Cambios concretos hacia la sostenibilidad
¿Harán cambios los países para reducir su dependencia de las importaciones y mejorar su capacidad de respuesta a una eventual crisis futura? De momento, según la FAO, las perspectivas no son muy halagüeñas. «Esperamos que la producción de hortalizas sea mucho más local, pero no que haya cambios en los movimientos de alimentos básicos (arroz, maíz), frutas, carnes, que constituyen los alimentos que más se transfieren a nivel mundial», reconoce la institución. Con todo, también expone que sí prevé mejoras en el comercio intrarregional, algo que establecerá cadenas alimentarias más cortas, creará más mercados para los agricultores y mejorará el acceso tanto a insumos (como semillas) como a productos alimenticios.
Los consumidores, por otra parte, también tenemos poder para mejorar esta situación, porque las elecciones que hacemos condicionan la producción de la industria alimentaria. Así, en la medida de nuestras posibilidades, podemos darle prioridad a los productos de proximidad y de temporada, prestar más atención a las etiquetas para saber de dónde proceden los alimentos que compramos y evitar adquirir más de lo necesario para reducir el consecuente despilfarro de comida.
«El fomento del producto local y de temporada tiene que ser potente, pero unido a medidas de desarrollo y unión entre los agricultores locales.
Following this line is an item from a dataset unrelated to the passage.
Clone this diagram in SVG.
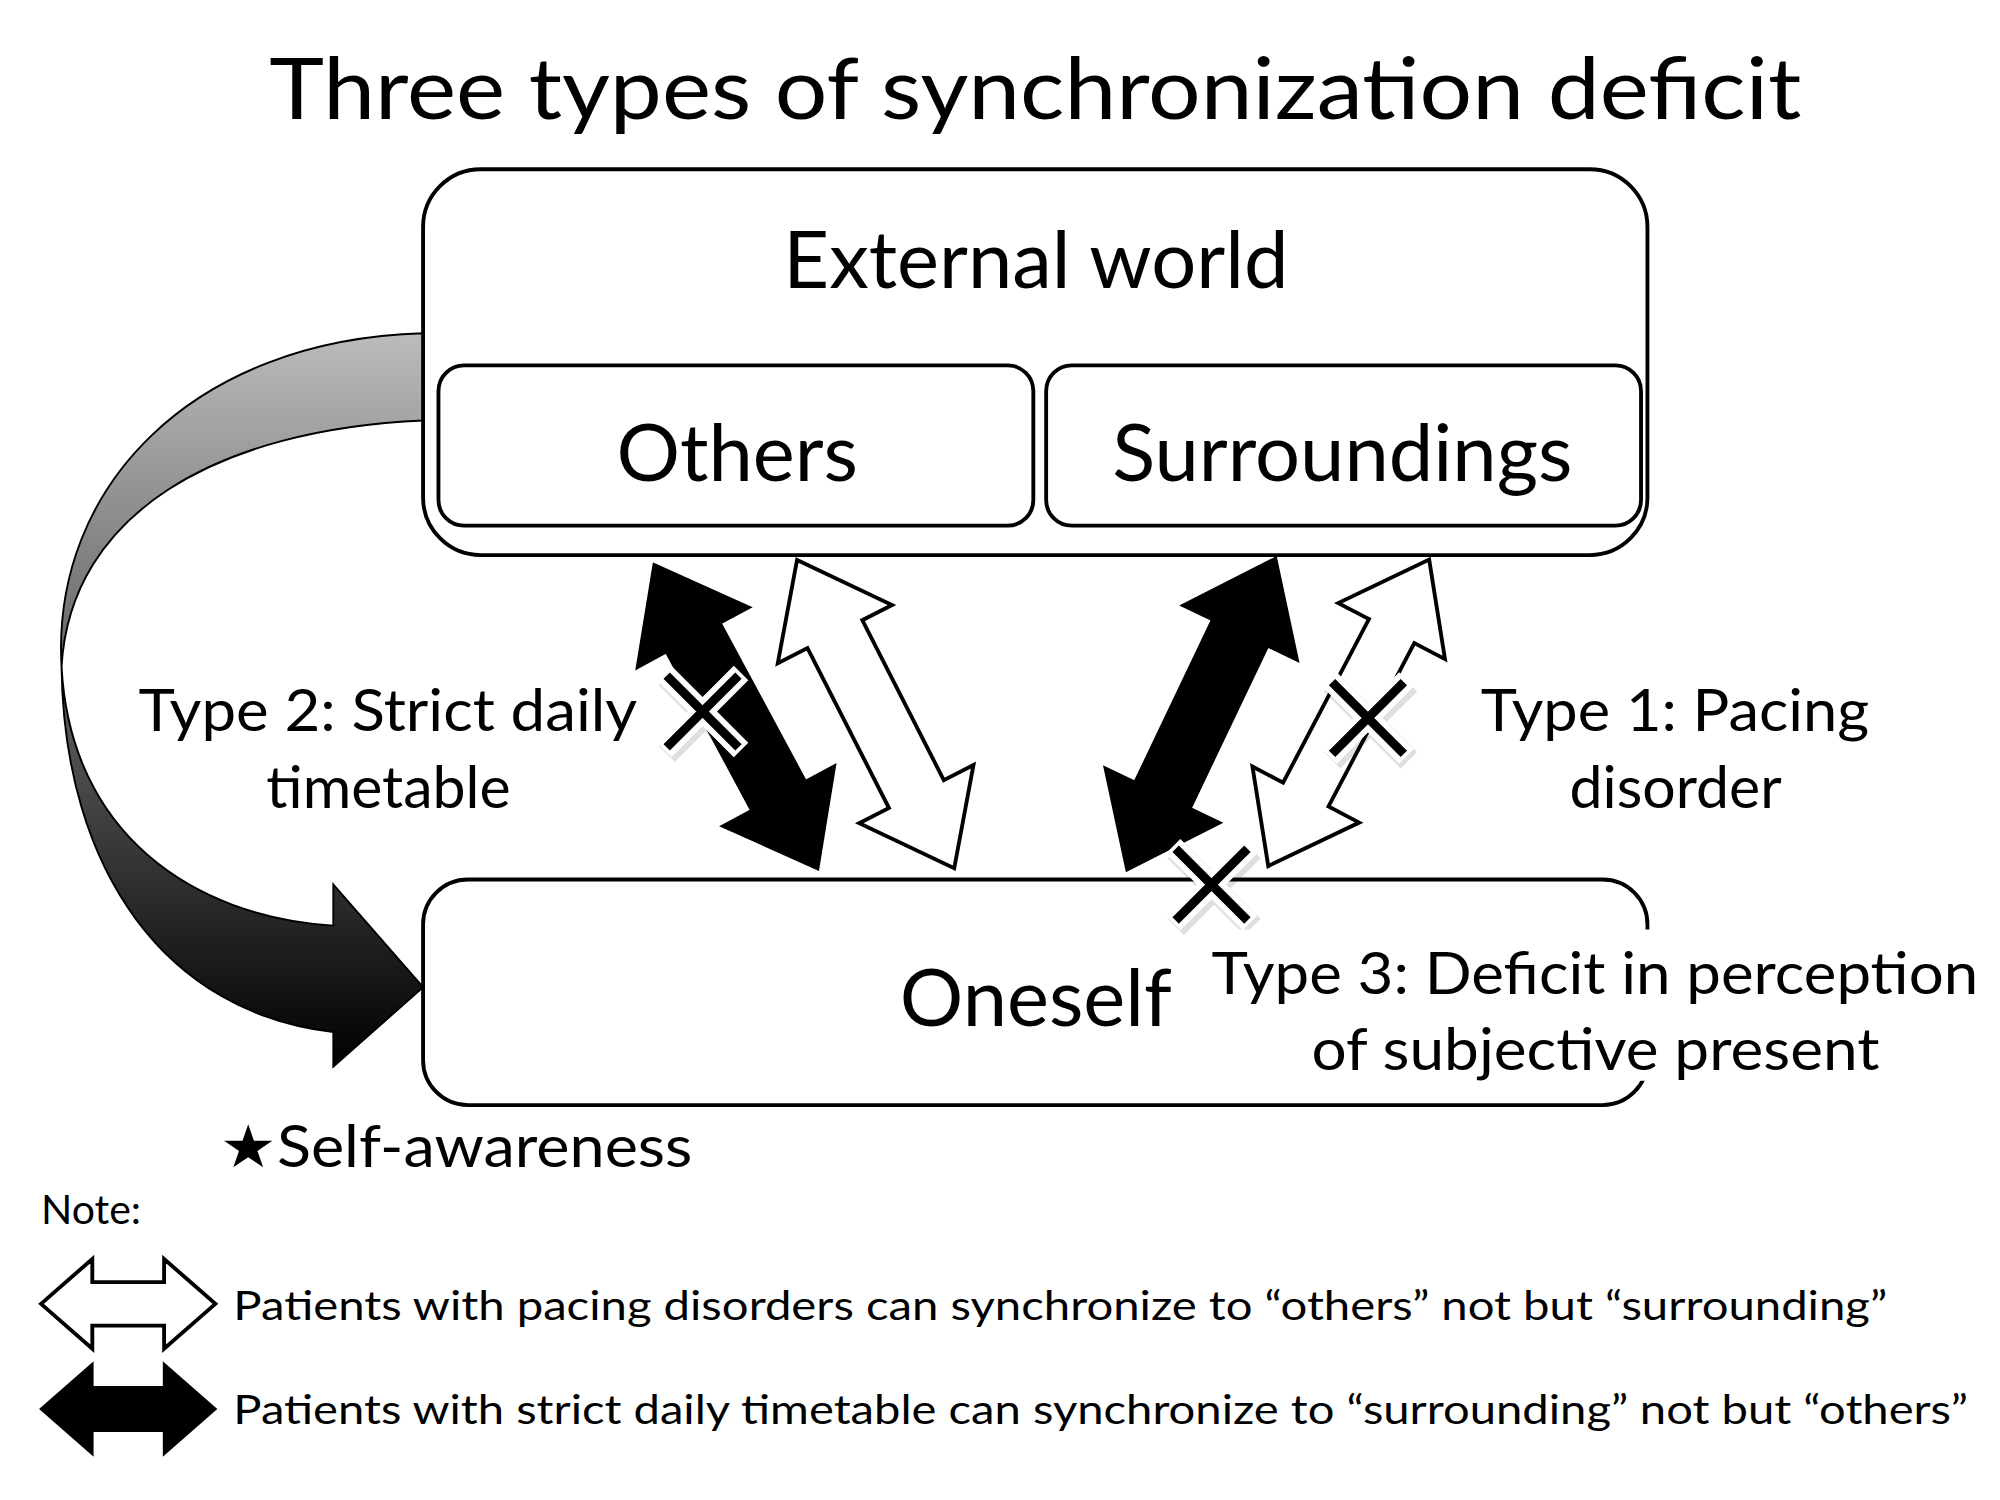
<svg xmlns="http://www.w3.org/2000/svg" width="2000" height="1500" viewBox="0 0 2000 1500">
<defs>
<style>
text{font-family:Lato,"Open Sans","Liberation Sans",sans-serif;fill:#000}
.box{fill:#fff;stroke:#000;stroke-width:3}
.big{font-size:62px;text-anchor:middle}
.lbl{font-size:46px}
.note{font-size:32px}
.wa{fill:#fff;stroke:#000;stroke-width:3;stroke-linejoin:miter}
.ba{fill:#000;stroke:#000;stroke-width:2}
</style>
<linearGradient id="gr" x1="0" y1="0" x2="0" y2="1">
<stop offset="0" stop-color="#bbb"/><stop offset="1" stop-color="#000"/>
</linearGradient>
<path id="dbl" d="M-135,0 L-70,-50 L-70,-24 L70,-24 L70,-50 L135,0 L70,50 L70,24 L-70,24 L-70,50 Z"/>
<path id="dblw" d="M-135,0 L-72,-47 L-72,-20 L72,-20 L72,-47 L135,0 L72,47 L72,20 L-72,20 L-72,47 Z"/>
<g id="xm">
<path d="M-30,-30 L30,30 M30,-30 L-30,30" stroke="#000" stroke-width="18" opacity="0.12" transform="translate(2,3)"/>
<path d="M-30,-30 L30,30 M30,-30 L-30,30" stroke="#fff" stroke-width="16"/>
<path d="M-28,-28 L28,28 M28,-28 L-28,28" stroke="#000" stroke-width="7"/>
</g>
</defs>
<rect width="2000" height="1500" fill="#fff"/>
<g transform="scale(1.28205)">
<text x="210" y="93" font-size="66" textLength="1195" lengthAdjust="spacingAndGlyphs">Three types of synchronization deficit</text>

<g id="connectors">
<path d="M330,260 C150,265 40,380 48,520 C55,650 150,715 260,722 L260,690 L330,770 L260,832 L260,805 C130,790 50,680 48,520 C55,400 170,335 330,328 Z" fill="url(#gr)" stroke="#000" stroke-width="1.5"/>
</g>

<g id="external">
<rect class="box" x="330" y="132" width="955" height="301" rx="45"/>
<text class="big" x="808" y="225">External world</text>
</g>
<g id="others">
<rect class="box" x="342" y="285" width="464" height="125" rx="20"/>
<text class="big" x="575" y="375">Others</text>
</g>
<g id="surroundings">
<rect class="box" x="816" y="285" width="464" height="125" rx="20"/>
<text class="big" x="1047" y="375">Surroundings</text>
</g>
<g id="oneself">
<rect class="box" x="330" y="686" width="955" height="176" rx="35"/>
<text class="big" x="808" y="800">Oneself</text>
</g>

<g id="arrows">
<use href="#dbl" class="ba" transform="translate(574,559) rotate(61.7)"/>
<use href="#dbl" class="wa" transform="translate(683,557) rotate(63)"/>
<use href="#dbl" class="ba" transform="translate(937,557) rotate(115.5)"/>
<use href="#dblw" class="wa" transform="translate(1052,556) rotate(117.7)"/>
<use href="#xm" transform="translate(548,555)"/>
<use href="#xm" transform="translate(1067,560)"/>
<use href="#xm" transform="translate(945,690)"/>
</g>

<g id="labels">
<rect x="940" y="725" width="360" height="118" fill="#fff"/>
<text class="lbl" x="945" y="775" textLength="598" lengthAdjust="spacingAndGlyphs">Type 3: Deficit in perception</text>
<text class="lbl" x="1023" y="835" textLength="443" lengthAdjust="spacingAndGlyphs">of subjective present</text>
<text class="lbl" x="108" y="570" textLength="389" lengthAdjust="spacingAndGlyphs">Type 2: Strict daily</text>
<text class="lbl" x="303" y="630" text-anchor="middle">timetable</text>
<text class="lbl" x="1155" y="570" textLength="303" lengthAdjust="spacingAndGlyphs">Type 1: Pacing</text>
<text class="lbl" x="1307" y="630" text-anchor="middle">disorder</text>
<text class="lbl" x="172" y="910" textLength="368" lengthAdjust="spacingAndGlyphs">★Self-awareness</text>
<text class="note" x="32" y="955">Note:</text>
</g>

<g id="legend">
<path class="wa" d="M32,1017 L72,982 L72,1000 L128,1000 L128,982 L168,1017 L128,1052 L128,1034 L72,1034 L72,1052 Z"/>
<path class="ba" d="M32,1099 L72,1064 L72,1082 L128,1082 L128,1064 L168,1099 L128,1134 L128,1116 L72,1116 L72,1134 Z"/>
<text class="note" x="182" y="1030" textLength="1290" lengthAdjust="spacingAndGlyphs">Patients with pacing disorders can synchronize to “others” not but “surrounding”</text>
<text class="note" x="182" y="1111" textLength="1353" lengthAdjust="spacingAndGlyphs">Patients with strict daily timetable can synchronize to “surrounding” not but “others”</text>
</g>
</g>
</svg>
Estamos demasiado dispersos y no siempre con acceso a mejoras que aumenten la productividad y logren que se pague un precio justo por los productos y acorde al esfuerzo que se hace», señala Gemma del Caño. El desafío es complejo, pero hay algo que está claro: la pandemia que cambió el modo de comprar y el paisaje de los supermercados también instala el debate de la sostenibilidad y la soberanía alimentaria sobre la mesa de los ciudadanos.